Although digital course material creates an opportunity to move forward in the application of classroom technology, it also creates an interesting problem for professors battling to maintain the attention of their student audience.
 
Dr. Derek Bruff, acting director for Vanderbilt’s Center for Teaching and senior lecturer in the Department of Mathematics, discusses the ways in which professors and students can utilize technology to make class time more collaborative.

“All the research that I’ve seen on attention span, is that students can maintain focus for 20 minutes. Then unless something changes, they’re going to lose focus for a little bit,” Bruff said. “One piece of advice we give instructors is to do something different every fifteen minutes.
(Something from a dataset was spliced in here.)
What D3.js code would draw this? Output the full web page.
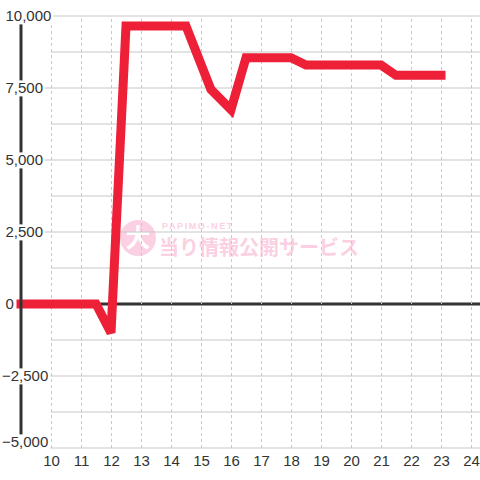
<!DOCTYPE html>
<html>
<head>
<meta charset="utf-8">
<script src="https://cdn.jsdelivr.net/npm/d3@7"></script>
<style>
	body { margin: 0; background: #fff; }
	svg { display: block; font-family: "Liberation Sans", Arial, sans-serif; }
</style>
</head>
<body>
<svg id="chart" width="480" height="480"></svg>
<script>
// slump data: hour of day -> coin difference
var times = [9, 11.5, 12, 12.5, 14.5, 15.33, 16, 16.5, 18, 18.5, 21, 21.5, 23];
var values = [0, 0, -1000, 9650, 9650, 7450, 6750, 8550, 8550, 8300, 8300, 7940, 7940];
var xTicks = [10, 11, 12, 13, 14, 15, 16, 17, 18, 19, 20, 21, 22, 23, 24];
var yLabels = [10000, 7500, 5000, 2500, 0, -2500, -5000];
var yGrid = [10000, 8750, 7500, 6250, 5000, 3750, 2500, 1250, -1250, -2500, -3750, -5000];

var svg = d3.select("#chart"),
	W = 480,
	top_ = 16,
	bottom = 448,
	axisX = 21,
	gridLeft = 51;

var x = d3.scaleLinear().domain([10, 24]).range([51, 471]);
var y = d3.scaleLinear().domain([-5000, 10000]).range([bottom, top_]);

// watermark
var wm = svg.append("g").attr("class", "watermark");
wm.append("circle")
	.attr("cx", 138).attr("cy", 238).attr("r", 18)
	.attr("fill", "#fbd0e2");
wm.append("text")
	.attr("x", 138).attr("y", 247)
	.attr("text-anchor", "middle")
	.attr("font-size", 25).attr("font-weight", "bold")
	.attr("font-family", "'Noto Sans CJK JP', sans-serif")
	.attr("fill", "#fff")
	.text("大");
wm.append("text")
	.attr("x", 162).attr("y", 229)
	.attr("font-size", 9).attr("font-weight", "bold")
	.attr("letter-spacing", 1.6)
	.attr("fill", "#fbd0e2")
	.text("PAPIMO-NET");
wm.append("text")
	.attr("x", 159).attr("y", 255)
	.attr("font-size", 20).attr("font-weight", "bold")
	.attr("font-family", "'Noto Sans CJK JP', sans-serif")
	.attr("fill", "#fbd0e2")
	.text("当り情報公開サービス");

// vertical dashed grid
var gx = svg.append("g")
	.attr("transform", "translate(0," + bottom + ")")
	.call(d3.axisBottom(x).tickValues(xTicks).tickSize(-(bottom - top_)).tickFormat(""));
gx.select(".domain").remove();
gx.selectAll("line")
	.attr("stroke", "#c8c8c8")
	.attr("stroke-dasharray", "3,3");

// horizontal grid
svg.append("g").selectAll("line")
	.data(yGrid)
	.enter().append("line")
	.attr("x1", function(d) { return yLabels.indexOf(d) >= 0 ? 44 : gridLeft; })
	.attr("x2", W)
	.attr("y1", function(d) { return y(d); })
	.attr("y2", function(d) { return y(d); })
	.attr("stroke", "#c8c8c8")
	.attr("stroke-width", 1.2);

// x labels
var xl = svg.append("g")
	.attr("transform", "translate(0," + bottom + ")")
	.call(d3.axisBottom(x).tickValues(xTicks).tickSize(0).tickPadding(7));
xl.select(".domain").remove();
xl.selectAll("text")
	.attr("font-size", 15)
	.attr("font-family", "'Liberation Sans', Arial, sans-serif")
	.attr("fill", "#333");

// data line
var line = d3.line()
	.x(function(d) { return x(d[0]); })
	.y(function(d) { return y(d[1]); });
svg.append("path")
	.datum(d3.zip(times, values))
	.attr("d", line)
	.attr("fill", "none")
	.attr("stroke", "#ee2038")
	.attr("stroke-width", 9)
	.attr("stroke-linecap", "square")
	.attr("stroke-linejoin", "miter")
	.attr("stroke-miterlimit", 2);

// zero line + left axis
svg.append("line")
	.attr("x1", axisX).attr("x2", W)
	.attr("y1", y(0)).attr("y2", y(0))
	.attr("stroke", "#333").attr("stroke-width", 3)
	.lower();
svg.select(".watermark").lower();
svg.append("line")
	.attr("x1", axisX).attr("x2", axisX)
	.attr("y1", top_).attr("y2", bottom)
	.attr("stroke", "#333").attr("stroke-width", 3);

// y labels with white background (bottom one nudged up)
var fmt = d3.format(",");
var yl = svg.append("g");
yLabels.forEach(function(v) {
	var g = yl.append("g");
	var t = g.append("text")
		.attr("x", v < 0 ? 2 : 5.5)
		.attr("y", y(v) - (v === -5000 ? 6 : 0))
		.attr("dy", "0.36em")
		.attr("font-size", 15)
		.attr("fill", "#333")
		.text(fmt(v));
	var b = t.node().getBBox();
	g.insert("rect", "text")
		.attr("x", b.x - 1).attr("y", b.y + 1)
		.attr("width", b.width + 3).attr("height", b.height - 1)
		.attr("fill", "#fff");
});
</script>
</body>
</html>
He highlights the creative opportunities in laptop use, inserting video clips and the potential for professors to engage in what he dubs, “agile teaching,” through the use of Classroom Response Systems, commonly known as “clickers.”
 
The clickers function as tool for professors to pool a classroom audience for a response, and serve as a powerful resource in that the professor is able to engage all students in the classroom at once.
 
Vanderbilt professors vary in their tolerance of in-class computer use. Some allow the use of computers for note-taking, hoping that students will exercise discipline and avoid unnecessary use of the internet, while others have barred the use of computers altogether during lectures.
 
Dr. Paul Stob, professor in the Communications Studies department at Vanderbilt, weighs the costs and benefits of making a class ‘paperless.’
 
“I have no aversion to making my classes paperless, because students can, over time, get used to reading electronically.  It may take some time, but the right tools - like Kindles and iPads - can allow for just as much, and sometimes more, engagement with the material.”
 
Stob is not opposed to student use of computers during class. "My position is always that students are paying for these classes, they're the ones earning the grades, and if their work suffers as a result of Internet activity, that's a lesson they'll have to learn," Stob said.
 
Similarly, Dr. Ronnie Steinberg, professor in the Sociology department at Vanderbilt, is open to creating a ‘paperless’ course.
 
“Because my students have lived with technology throughout their lives, I see no reason why students would be less engaged with online text material,” explained Steinberg.
 
However, her view on in-class laptop use differs from Stob’s. “The policy I have about not using laptops in class is a relatively new one for me. It emerged as a result of students who sat through class catching up on Facebook, or reading other material.”
 
The rising influence of technology on academics creates an interesting tension between the pressure to move forward and the desire to keep students' minds in classroom space, not cyberspace. Bruff points out that research on attention span has not changed in past decades, rather what has changed is the quality of distractors. He makes the point, that before students were distracting themselves on laptops, they were staring up at the ceiling. Once an individual’s attention span has been derailed, it’s only natural to find something else to occupy the mind.

Most importantly, Bruff stresses what he says is the greatest challenge facing students today, an overabundance of information as a result of the Internet. "We as educators are going to be called upon to help students navigate information," said Bruff.